Partage de la nuit, Patrick Devaux (par François Baillon)
Partage de la nuit, Patrick Devaux, Ill. Catherine Berael, 70 pages, 16 €
Edition: Le Coudrier
Nous voici dans un moment où notre conscience se laisse glisser vers un autre niveau du monde, à moins qu’à l’inverse elle n’ait enfin le moyen de s’éveiller pleinement à ce monde. Nous voici dans ces instants déterminants où l’aube est sur le point d’apparaître, où le crépuscule est si bien installé qu’il nous place dans le mystère et l’expectative, qu’il nous invite à une observation plus minutieuse de l’espace, qu’il nous met face à quelques questionnements centraux.
C’est l’impression qu’apporte ce très délicat Partage de la nuit de Patrick Devaux qui, dans une langue poétique aussi épurée que suspendue (la disposition graphique elle-même semble faire état d’une suspension, suspension du temps, suspension du geste), nous emmène au sein d’une oscillation entre ombre et lumière, nous conduit à cette frontière incertaine où tentent de se rencontrer le jour et la nuit, où le jour et la nuit s’essayent à un partage des éléments.
Alors surgissent un souvenir piquant (« un insecte s’approcha / d’une douce flamme mais dangereuse / tu l’écartas d’une main d’adieu / en plein été », p.38), des tableaux ciselés dans un temps figé, comme enveloppés d’éternité (« tel un rai de lumière / dans un noir tableau de Soulages / un modeste verre d’eau / suffit à ameuter / toute luminescence », p.26), un lien plus prégnant, plus direct avec l’univers (« pure et belle / nuit étoilée / qui / costumée de galaxies / ressemble à / un jardin à la française », p.13). On peut considérer avoir devant nous une forme parente du haïku, l’expression y est réduite à l’essentiel : grâce à l’effleurement de mots choisis dans leur pure nécessité, avec une grande poéticité, Patrick Devaux parvient à nous en dire beaucoup, et à nous suggérer beaucoup.

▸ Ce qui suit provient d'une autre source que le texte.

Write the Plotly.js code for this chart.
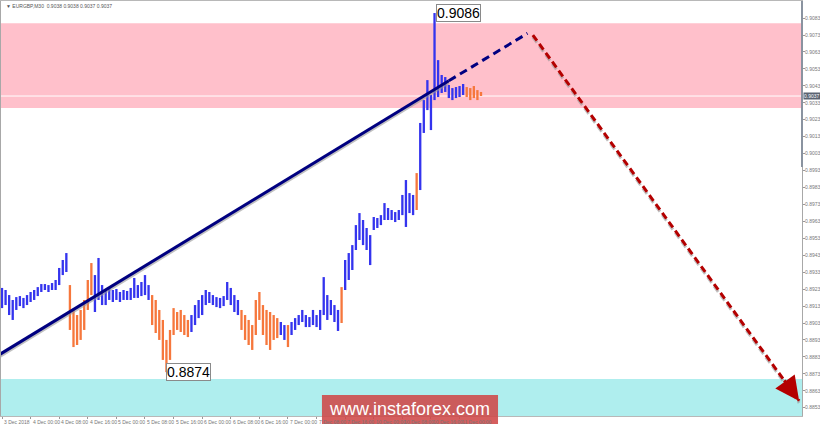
<!DOCTYPE html>
<html><head><meta charset="utf-8">
<script src="https://cdn.plot.ly/plotly-3.0.1.min.js"></script>
<style>html,body{margin:0;padding:0;background:#fff;}#chart{width:820px;height:426px;}</style>
</head><body><div id="chart"></div>
<script>
// hourly bar highs / lows (EURGBP)
const barHigh = [
0.89237,0.89225,0.89195,0.89166,0.89183,0.89189,0.89178,0.89195,0.89213,0.89225,
0.89242,0.89260,0.89260,0.89254,0.89266,0.89284,0.89355,0.89402,0.89443,0.89254,
0.89107,0.89077,0.89107,0.89166,0.89284,0.89384,0.89313,0.89414,0.89254,0.89225,
0.89237,0.89225,0.89231,0.89213,0.89225,0.89219,0.89237,0.89296,0.89254,0.89272,
0.89313,0.89254,0.89195,0.89166,0.89107,0.89048,0.88930,0.88989,0.89118,0.89095,
0.89107,0.89077,0.89048,0.89077,0.89136,0.89166,0.89195,0.89225,0.89213,0.89195,
0.89183,0.89178,0.89189,0.89272,0.89237,0.89195,0.89166,0.89107,0.89077,0.89048,
0.89018,0.89166,0.89213,0.89136,0.89107,0.89095,0.89077,0.89059,0.89036,0.89018,
0.89018,0.89036,0.89059,0.89077,0.89107,0.89077,0.89065,0.89107,0.89077,0.89107,
0.89301,0.89195,0.89166,0.89136,0.89107,0.89242,0.89402,0.89443,0.89490,0.89608,
0.89679,0.89638,0.89591,0.89549,0.89656,0.89650,0.89667,0.89738,0.89709,0.89697,
0.89685,0.89697,0.89786,0.89874,0.89797,0.89786,0.89915,0.90211,0.90346,0.90464,
0.90376,0.90860,0.90582,0.90494,0.90482,0.90435,0.90417,0.90423,0.90429,0.90441,
0.90423,0.90417,0.90429,0.90405,0.90394];
const barLow = [
0.89118,0.89136,0.89077,0.89048,0.89107,0.89130,0.89118,0.89136,0.89154,0.89166,
0.89189,0.89213,0.89225,0.89213,0.89225,0.89225,0.89254,0.89313,0.89331,0.88989,
0.88888,0.88900,0.88930,0.88989,0.89107,0.89195,0.89095,0.89166,0.89136,0.89136,
0.89166,0.89154,0.89166,0.89154,0.89166,0.89166,0.89166,0.89178,0.89178,0.89189,
0.89195,0.89166,0.89018,0.88971,0.88930,0.88812,0.88740,0.88812,0.88959,0.88989,
0.88977,0.88959,0.88947,0.88977,0.89018,0.89059,0.89077,0.89136,0.89148,0.89136,
0.89124,0.89118,0.89130,0.89166,0.89136,0.89095,0.89077,0.88989,0.88930,0.88900,
0.88871,0.88959,0.89048,0.88959,0.88900,0.88871,0.88930,0.88941,0.88959,0.88930,
0.88888,0.88959,0.88989,0.89018,0.89036,0.89006,0.89006,0.89018,0.89006,0.88989,
0.89077,0.89048,0.89077,0.89036,0.88983,0.89030,0.89225,0.89284,0.89343,0.89461,
0.89520,0.89490,0.89461,0.89372,0.89579,0.89591,0.89608,0.89638,0.89638,0.89638,
0.89626,0.89638,0.89667,0.89597,0.89679,0.89667,0.89697,0.89815,0.90152,0.90287,
0.90169,0.90346,0.90364,0.90388,0.90394,0.90358,0.90346,0.90358,0.90364,0.90376,
0.90364,0.90346,0.90358,0.90346,0.90370];
// wave segments: number of bars in each, alternating up-wave (blue) / correction (orange)
const waveSegmentBars = [19,7,16,11,14,11,2,1,14,1,20,1,13,5];
const waveSegmentKind = ["up","down","up","down","up","down","up","down","up","down","up","down","up","down"];

const xTickVals = [0,8,16,24,32,40,48,56,64,72,80,88,96,104,112,120,128];
const xTickText = ["3 Dec 2018","4 Dec 00:00","4 Dec 08:00","4 Dec 16:00","5 Dec 00:00","5 Dec 08:00","5 Dec 16:00","6 Dec 00:00","6 Dec 08:00","6 Dec 16:00","7 Dec 00:00","7 Dec 08:00","7 Dec 16:00","10 Dec 00:00","10 Dec 08:00","10 Dec 16:00","11 Dec 00:00"];
const yTickVals = [0.8853,0.8863,0.8873,0.8883,0.8893,0.8903,0.8913,0.8923,0.8933,0.8943,0.8953,0.8963,0.8973,0.8983,0.8993,0.9003,0.9013,0.9023,0.9033,0.9043,0.9053,0.9063,0.9073,0.9083];

const resistanceZone = [0.9030, 0.9080];
const supportZone = [0.8848, 0.8870];
const lastPrice = 0.9037;
const highLabel = {x: 121, y: 0.9086, text: "0.9086"};
const lowLabel = {x: 46, y: 0.8874, text: "0.8874"};
// wave lines
const trendX = [-1, 125, 147];
const trendY = [0.8884, 0.9046, 0.9074];
const forecastX = [148.5, 223];
const forecastY = [0.9073, 0.8857];

const COL = {up: "#3434ee", down: "#f6773c"};
const hours = barHigh.map((_, i) => i);
const kinds = [];
waveSegmentBars.forEach((n, s) => { for (let k = 0; k < n; k++) kinds.push(waveSegmentKind[s]); });

const shadowDy = -0.00012;
const traces = [
  {type: "bar", x: hours, base: barLow, y: barHigh.map((h, i) => h - barLow[i]), width: 0.65,
   marker: {color: kinds.map(k => COL[k]), line: {width: 0}}, hoverinfo: "skip", showlegend: false},
  // shadows
  {type: "scatter", mode: "lines", x: trendX.slice(0, 2), y: trendY.slice(0, 2).map(v => v + shadowDy),
   line: {color: "rgba(150,150,150,0.6)", width: 3}, hoverinfo: "skip", showlegend: false},
  {type: "scatter", mode: "lines", x: forecastX, y: forecastY.map(v => v + shadowDy),
   line: {color: "rgba(150,150,150,0.6)", width: 3, dash: "7px,4px"}, hoverinfo: "skip", showlegend: false},
  {type: "scatter", mode: "lines", x: trendX.slice(0, 2), y: trendY.slice(0, 2),
   line: {color: "#000080", width: 3}, hoverinfo: "skip", showlegend: false},
  {type: "scatter", mode: "lines", x: trendX.slice(1), y: trendY.slice(1),
   line: {color: "#000080", width: 3, dash: "8px,5px"}, hoverinfo: "skip", showlegend: false},
  {type: "scatter", mode: "lines", x: forecastX, y: forecastY,
   line: {color: "#b40000", width: 3, dash: "7px,4px"}, hoverinfo: "skip", showlegend: false}
];

function arrowHead(xs, ys, color, size) {
  const n = xs.length;
  const f = 0.06;
  return {x: xs[n-1], y: ys[n-1], xref: "x", yref: "y", axref: "x", ayref: "y",
    ax: xs[n-1] - (xs[n-1] - xs[n-2]) * f, ay: ys[n-1] - (ys[n-1] - ys[n-2]) * f,
    showarrow: true, arrowhead: 2, arrowsize: size, arrowwidth: 3, arrowcolor: color, text: ""};
}

const tickFont = {family: "Liberation Sans, Arial, sans-serif", size: 5, color: "#777"};
const xLabelAnnots = xTickVals.map((v, i) => ({
  x: v, y: 0, xref: "x", yref: "paper", text: xTickText[i], showarrow: false,
  xanchor: "left", yanchor: "top", xshift: 0, yshift: -1, font: tickFont
}));

const layout = {
  width: 820, height: 426,
  margin: {l: 1, r: 18, t: 1, b: 10},
  paper_bgcolor: "#ffffff", plot_bgcolor: "#ffffff",
  showlegend: false,
  xaxis: {range: [-0.28, 223.8], showgrid: false, zeroline: false,
    tickvals: xTickVals, showticklabels: false, ticks: "outside", ticklen: 2, tickcolor: "#999",
    showline: true, linecolor: "#b8b8b8", linewidth: 1, mirror: true, fixedrange: true},
  yaxis: {range: [0.88481, 0.90931], side: "right", showgrid: false, zeroline: false,
    tickvals: yTickVals, ticktext: yTickVals.map(v => v.toFixed(4)), ticks: "outside", ticklen: 2, tickcolor: "#999",
    ticklabelstandoff: -1,
    tickfont: tickFont,
    showline: true, linecolor: "#a8a8a8", linewidth: 1, mirror: true, fixedrange: true},
  shapes: [
    {type: "rect", xref: "paper", yref: "y", x0: 0, x1: 1, y0: resistanceZone[0], y1: resistanceZone[1],
     fillcolor: "#ffc0cb", line: {width: 0}, layer: "below"},
    {type: "rect", xref: "paper", yref: "y", x0: 0, x1: 1, y0: supportZone[0], y1: supportZone[1],
     fillcolor: "#afeeee", line: {width: 0}, layer: "below"},
    {type: "line", xref: "paper", yref: "y", x0: 0, x1: 1, y0: lastPrice, y1: lastPrice,
     line: {color: "#ffffff", width: 1}, layer: "below"},
    {type: "line", xref: "paper", yref: "paper", x0: 1, x1: 1, y0: 0.6, y1: 1,
     line: {color: "#8a93a0", width: 2}, layer: "above"},
    {type: "rect", xref: "paper", yref: "paper", x0: 0.4007, x1: 0.6205, y0: -0.0193, y1: 0.0506,
     fillcolor: "rgba(207,72,72,0.88)", line: {width: 0}, layer: "above"}
  ],
  annotations: xLabelAnnots.concat([
    arrowHead(trendX, trendY, "#000080", 1.3),
    arrowHead(forecastX, forecastY, "#b40000", 1.6),
    {x: highLabel.x, y: highLabel.y, xref: "x", yref: "y", text: highLabel.text, showarrow: false,
     xanchor: "left", yanchor: "middle", xshift: 1, bgcolor: "#ffffff", bordercolor: "#8a8a8a", borderwidth: 1, borderpad: 0,
     font: {family: "Liberation Sans, Arial, sans-serif", size: 14, color: "#000"}},
    {x: lowLabel.x, y: lowLabel.y, xref: "x", yref: "y", text: lowLabel.text, showarrow: false,
     xanchor: "left", yanchor: "middle", xshift: 0, bgcolor: "#ffffff", bordercolor: "#8a8a8a", borderwidth: 1, borderpad: 0,
     font: {family: "Liberation Sans, Arial, sans-serif", size: 14, color: "#000"}},
    {x: 1, y: lastPrice, xref: "paper", yref: "y", text: lastPrice.toFixed(4), showarrow: false,
     xanchor: "left", yanchor: "middle", xshift: 1, bgcolor: "#5b6473", borderpad: 0,
     font: {family: "Liberation Sans, Arial, sans-serif", size: 5, color: "#ffffff"}},
    {x: 0.004, y: 0.999, xref: "paper", yref: "paper", xanchor: "left", yanchor: "top", showarrow: false,
     text: "▼ EURGBP,M30  0.9038 0.9038 0.9037 0.9037",
     font: {family: "Liberation Sans, Arial, sans-serif", size: 5, color: "#555"}},
    {x: 0.5106, y: 0.0157, xref: "paper", yref: "paper", xanchor: "center", yanchor: "middle", showarrow: false,
     text: "www.instaforex.com", font: {family: "Liberation Sans, Arial, sans-serif", size: 18, color: "#ffffff"}}
  ])
};

Plotly.newPlot("chart", traces, layout, {displayModeBar: false, staticPlot: true});
</script>
</body></html>
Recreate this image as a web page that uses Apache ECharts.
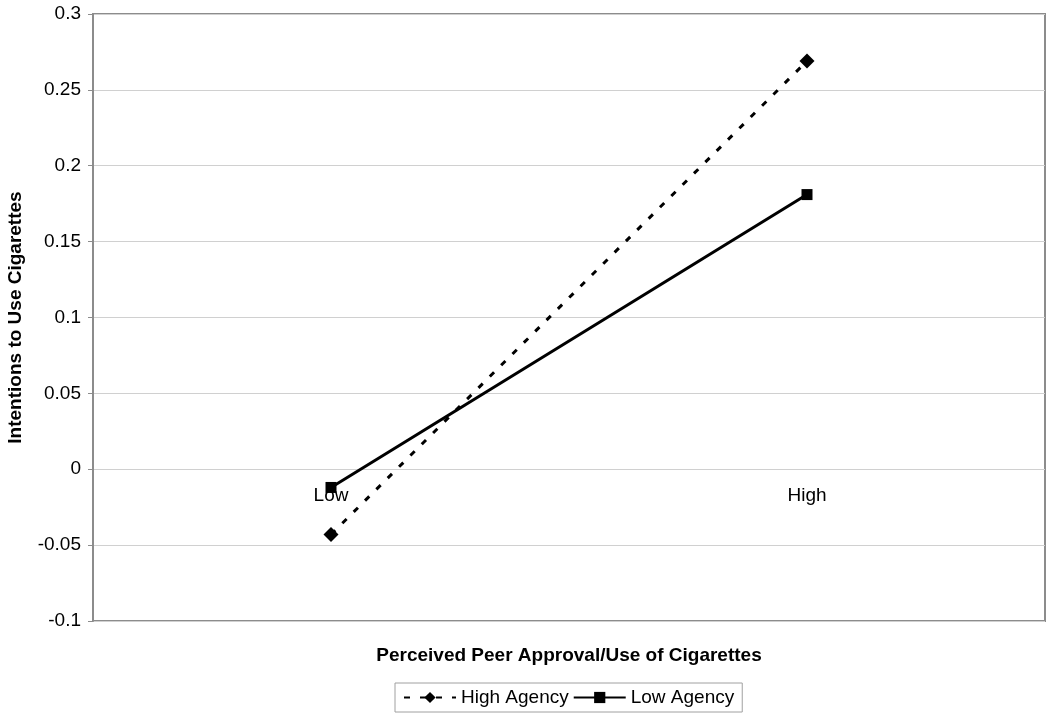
<!DOCTYPE html>
<head>
    <meta charset="utf-8">
    <title>Intentions to Use Cigarettes</title>
    <style>
        html, body, #chart { margin: 0; padding: 0; width: 1050px; height: 715px; background: #fff; }
    </style>
</head>
<body>
    <div id="chart"></div>
    <script src="https://cdn.jsdelivr.net/npm/echarts@6/dist/echarts.min.js"></script>
    <script type="text/javascript">
        // data
        var categories = ['Low', 'High'];
        var highAgency = [-0.043, 0.269];
        var lowAgency = [-0.012, 0.181];
        var yMin = -0.1, yMax = 0.3, yStep = 0.05;

        var font = 'Liberation Sans, Arial, sans-serif';
        var gridTop = 14, gridBottom = 94;
        var plotHeight = 715 - gridTop - gridBottom;
        // category labels sit on the zero line, not at the bottom of the plot
        var zeroOffset = -plotHeight * (0 - yMin) / (yMax - yMin);

        var myChart = echarts.init(document.getElementById('chart'));

        myChart.setOption({
            animation: false,
            textStyle: { fontFamily: font },
            grid: {
                left: 93, right: 5, top: gridTop, bottom: gridBottom,
                containLabel: false,
                outerBoundsMode: 'none',
                show: true,
                borderColor: '#8c8c8c',
                borderWidth: 2
            },
            legend: {
                bottom: 3,
                left: 395,
                itemWidth: 52,
                itemHeight: 14,
                itemGap: 4,
                padding: [5, 8],
                borderColor: '#a0a0a0',
                borderWidth: 1,
                borderRadius: 0,
                textStyle: { fontSize: 19, color: '#000', fontFamily: font },
                data: ['High Agency', 'Low Agency']
            },
            xAxis: {
                type: 'category',
                data: categories,
                offset: zeroOffset,
                name: 'Perceived Peer Approval/Use of Cigarettes',
                nameLocation: 'middle',
                nameGap: 177,
                nameTextStyle: { fontSize: 19, fontWeight: 'bold', color: '#000', fontFamily: font },
                axisLine: { show: false },
                axisTick: { show: false },
                axisLabel: { fontSize: 19, color: '#000', margin: 17, fontFamily: font }
            },
            yAxis: {
                type: 'value',
                min: yMin,
                max: yMax,
                interval: yStep,
                name: 'Intentions to Use Cigarettes',
                nameLocation: 'middle',
                nameGap: 68,
                nameTextStyle: { fontSize: 19, fontWeight: 'bold', color: '#000', fontFamily: font },
                axisLine: { show: true, lineStyle: { color: '#8c8c8c', width: 2 } },
                axisTick: { show: true, length: 5, lineStyle: { color: '#8c8c8c' } },
                axisLabel: {
                    fontSize: 19, color: '#000', margin: 12, fontFamily: font,
                    formatter: function (v) { return String(Math.round(v * 100) / 100); }
                },
                splitLine: { lineStyle: { color: '#d0d0d0', width: 1 } }
            },
            series: [{
                name: 'High Agency',
                type: 'line',
                data: highAgency,
                symbol: 'diamond',
                symbolSize: 15,
                itemStyle: { color: '#000' },
                lineStyle: { color: '#000', width: 3, type: [6, 10] }
            }, {
                name: 'Low Agency',
                type: 'line',
                data: lowAgency,
                symbol: 'rect',
                symbolSize: 11,
                itemStyle: { color: '#000' },
                lineStyle: { color: '#000', width: 3 }
            }]
        });
    </script>
</body>
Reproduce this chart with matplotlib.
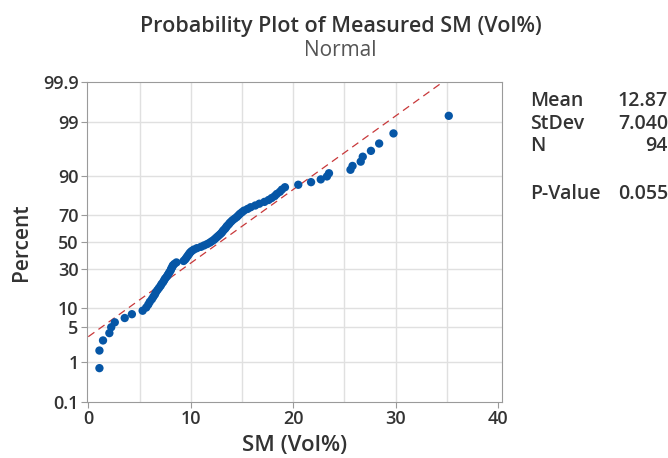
import matplotlib.pyplot as plt
import numpy as np
from statistics import NormalDist

sm = [1.08, 1.08, 1.43, 2.05, 2.23, 2.58, 3.55, 4.25, 5.3, 5.65,
      5.85, 6.0, 6.2, 6.35, 6.5, 6.6, 6.75, 6.9, 7.05, 7.15,
      7.3, 7.4, 7.5, 7.65, 7.75, 7.85, 7.95, 8.05, 8.1, 8.2,
      8.25, 8.4, 8.6, 9.3, 9.45, 9.55, 9.65, 9.75, 9.85, 9.95,
      10.1, 10.3, 10.6, 11.0, 11.3, 11.6, 11.85, 12.05, 12.25, 12.4,
      12.55, 12.7, 12.85, 13.0, 13.1, 13.2, 13.35, 13.45, 13.55, 13.7,
      13.8, 13.95, 14.1, 14.3, 14.5, 14.65, 14.8, 15.0, 15.2, 15.55,
      15.85, 16.3, 16.7, 17.2, 17.6, 17.9, 18.2, 18.4, 18.7, 18.9,
      19.2, 20.5, 21.75, 22.7, 23.3, 23.5, 25.6, 25.8, 26.6, 26.8,
      27.6, 28.4, 29.8, 35.2]
mean, stdev, n, pval = 12.87, 7.040, 94, 0.055
pct_ticks = [0.1, 1, 5, 10, 30, 50, 70, 90, 99, 99.9]
pct_labels = ["0.1", "1", "5", "10", "30", "50", "70", "90", "99", "99.9"]

nd = NormalDist()
z = lambda p: nd.inv_cdf(p / 100.0)

# median ranks (Benard) as Minitab does
ranks = np.arange(1, len(sm) + 1)
pos = [(r - 0.3) / (len(sm) + 0.4) * 100 for r in ranks]

plt.rcParams['font.family'] = ['Open Sans', 'DejaVu Sans']
dark = '#333333'

fig = plt.figure(figsize=(6.68, 4.58), dpi=100)
ax = fig.add_axes([0.130, 0.1223, 0.6215, 0.6987])

for x in range(5, 40, 5):
    ax.axvline(x, color='#e0e0e0', lw=1, zorder=0)
for p in pct_ticks[1:-1]:
    ax.axhline(z(p), color='#e0e0e0', lw=1, zorder=0)

xs = np.linspace(-1, 41, 200)
ax.plot(xs, (xs - mean) / stdev, ls=(0, (6, 4)), color='#c8383a', lw=0.9, zorder=2)
ax.scatter(sm, [z(p) for p in pos], s=36, color='#0656a6', edgecolors='none', zorder=3)

ax.set_xlim(-0.15, 40.4)
ax.set_ylim(z(0.1), z(99.9))
ax.set_xticks([0, 10, 20, 30, 40])
ax.set_yticks([z(p) for p in pct_ticks])
ax.set_yticklabels(pct_labels)
for s in ax.spines.values():
    s.set_color('#9a9a9a')
ax.tick_params(colors='#9a9a9a', labelcolor=dark, labelsize=13, length=4, width=0.8, pad=2)
for lab in ax.get_xticklabels() + ax.get_yticklabels():
    lab.set_fontweight('semibold')
ax.set_xlabel("SM (Vol%)", fontsize=16, color=dark, fontweight='semibold', labelpad=5)
ax.set_ylabel("Percent", fontsize=15, color=dark, fontweight='semibold', labelpad=8)

fig.text(0.51, 0.93, "Probability Plot of Measured SM (Vol%)", ha='center',
         fontsize=15.5, fontweight='semibold', color=dark)
fig.text(0.51, 0.877, "Normal", ha='center', fontsize=15, color='#555555')

rows = [("Mean", "%.2f" % mean, 0.779), ("StDev", "%.3f" % stdev, 0.729),
        ("N", str(n), 0.681), ("P-Value", "%.3f" % pval, 0.576)]
for lab, val, yy in rows:
    fig.text(0.793, yy, lab, ha='left', va='center', fontsize=14, fontweight='semibold', color=dark)
    fig.text(1.0, yy, val, ha='right', va='center', fontsize=14, fontweight='semibold', color=dark)

fig.savefig("out.png", dpi=100)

Du reste, le rapport à l’écriture s’offre ici comme un leitmotiv, avec « ce carnet / d’où je vous écris » qui ponctue régulièrement cette nuit des partages ; et en filigrane, résonnant depuis des strates plus lointaines, comme exprimé à demi-mot, se révèle le manque d’une personne, voire de plusieurs personnes (« l’aube s’approche / qui doucement / se souvient du prénom des fleurs / coupées dans le vase / des amis disparus », p.33). Ce recueil est donc aussi un partage entre le silence et les cris, tel qu’a pu nous l’annoncer le vers mis en exergue d’Yves Bonnefoy : « Le silence est comme l’ébauche de mille métamorphoses ».
Ajoutons que les œuvres de Catherine Berael s’associent parfaitement à l’esprit de Patrick Devaux : l’artiste y fait la part belle aux perspectives en intérieur et aux lumières blanches obliques, y mêlant des couleurs et des éléments avec un regard qui enchante. Car en définitive, comme nous le rappelle le poète lui-même, « nous sommes tous des morceaux du soleil ».
François Baillon
Patrick Devaux est né en Belgique. Auteur d’une trentaine d’ouvrages auprès d’éditeurs divers en poésie, quelques prix d’édition, 3 romans parus dont 2 aux éditions Les Carnets du Dessert de Lune. Membre de l’AEB (Association des Ecrivains Belges) et de l’AREAW (Association Royale des Ecrivains et Artistes de Wallonie), il fréquente de près ou de loin les écrivains du groupe de l’Ecritoire d’Estieugues de Cours la Ville, et de l’Association Littérales de Brest. Publie également dans diverses revues de poésie et fréquente les réseaux sociaux, cherchant ainsi à faire connaître des poètes peu connus ou disparus.